Date of Award


Document Type


Degree Name

Master of Science (MS)


Department of Psychology

First Advisor

Dawn M. McBride


The current literature suggests that subjective time duration could be the common currency used for task choice. However, few studies have been conducted that use non-physical tasks for their task choice options. Thus, the purpose of the current study was to examine if subjective time duration is the common currency for task choice regardless of task type. Participants first provided their subjective time estimates for each of the perceptual-motor and cognitive tasks that have been a priori determined to be at the medium difficulty level. Two cognitive tasks (item generation and math problem task) and one perceptual-motor task with a cognitive aspect (number sorting task) with varying levels of task difficulty (low, medium, high) were administered.
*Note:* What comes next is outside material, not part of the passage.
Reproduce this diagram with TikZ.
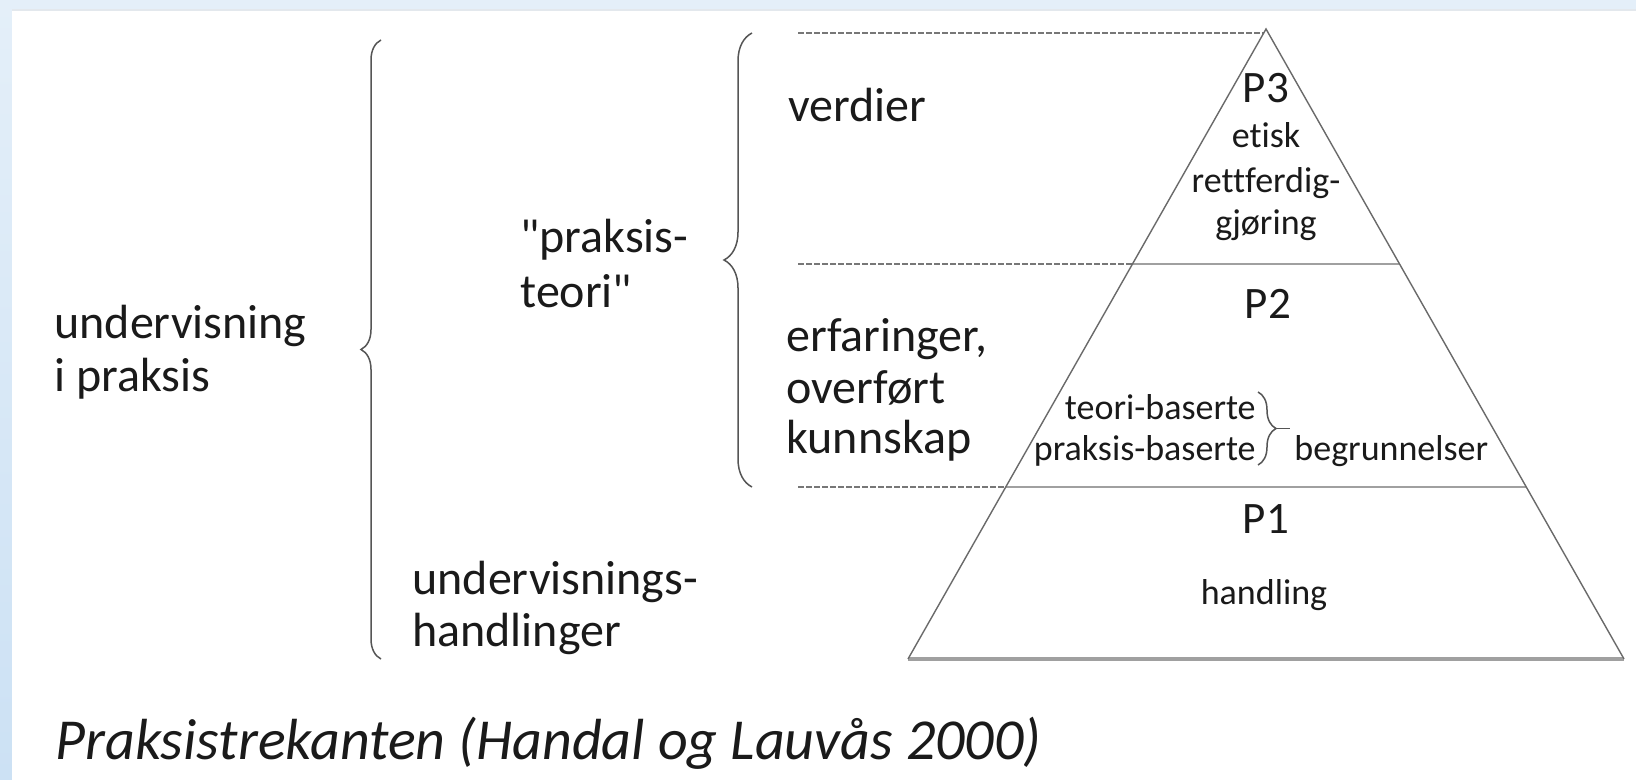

Participants were presented with 27 task pairings and asked to choose which of the two tasks they wanted to complete and then presented with their chosen task. Once all tasks were completed, participants answered questions about strategies they used to make their choices. Participants’ subjective time estimates were not a predictor of task choices among these cognitive tasks. However, participants preferred the number sorting task to the other tasks at the medium and high difficulty levels of the other tasks. The objective time ratios were a better predictor of participants task choice. Future research should investigate difficulty level and other possible factors that influence task choice because subjective time estimates were not shown to be predictive of task choices in the current study.